そして「戦争か平和かという最も根本的な問題を抜きにして、朝鮮半島問題のいかなる解決も期待できない。米国は、核問題の軍事的・政治的根源である朝米間の戦争状態、敵対関係を解消して信頼を築くための実質的な措置を講じなければならない」と主張しています。
繰り返していいますが、北朝鮮側の主張をそのままよしとするのかどうか、あるいは好悪の感情を抱くかどうかということが問題なのではなく、この指摘と主張がなされているという現実をふまえて、では何をどうすれば事態を動かすことができるのかということです。
少なくとも、6か国協議を重ねてきた結果、このままでは北朝鮮としてはもはや得るものは何もないと断じているわけで、もし事態を動かそうという意志があるなら、残されるのは、米朝の直接対話による「戦争状態の終結」という道しか選択肢はないということです。
もちろん戦争もまたやむなしということであれば別ですが、朝鮮半島のみならず北東アジアにおよぶ「災厄」の甚大さを考えれば、事実上、そのような選択肢はありえないことは明白です。
とするならば、事はすでに煮詰まったというべきです。そのために、米国、中国がどう動くのか、それがいま試されているというべきです。
現実主義ということばを、いまこそかみしめて考えてみなければならないと思うのです。
また、そのような選択によってこそ、北朝鮮が主張することが本当なのかどうか世界注視の場で試されることになるという意味で、本質的に厳しく北朝鮮に迫るという構図をもたらすものだということです。
韓国の李明博政権のいう「グランドバーゲン」なるものこそが、一見耳にここちよく響きながら実は現実離れした、ある種の「観念論」にすぎないことがわかってきます。
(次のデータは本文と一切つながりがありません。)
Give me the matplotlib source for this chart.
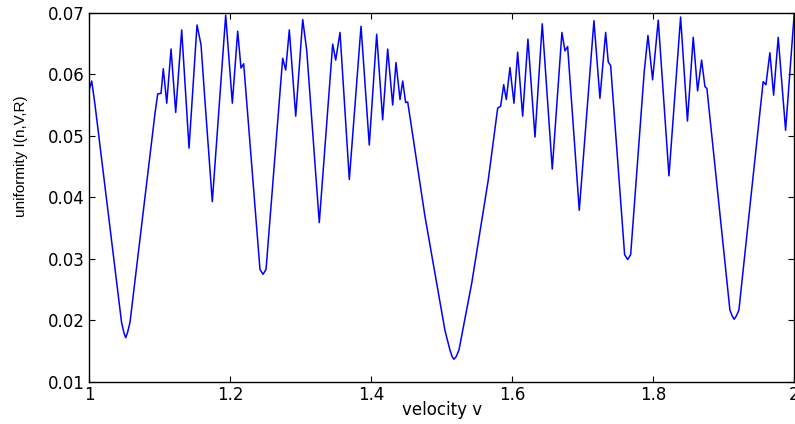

交渉や協議というものは相手があることだということを忘れ自己の好悪や賛否でしか物事を考えられないとき、アクターであることを降りなければなくなる、それが国際政治の「ゲーム」というものです。
もし相手が気に入らないのなら、本質的に相手を追いつめるということはどういうことなのかという現実的な判断ができなければ勝負にならないというべきでしょう。
重ねていいます。この北東アジアで、またふたたびの戦争をしようというのなら別の選択肢があるかもしれないが、そうでないのであればとるべき選択は自ずとあきらかだというべきでしょう。
メディアもまたこのことを率直かつ正直に語らなければならないと思います。
すでに問題の所在は煮詰まり、動かし難く明白になっているということを直視すべきです。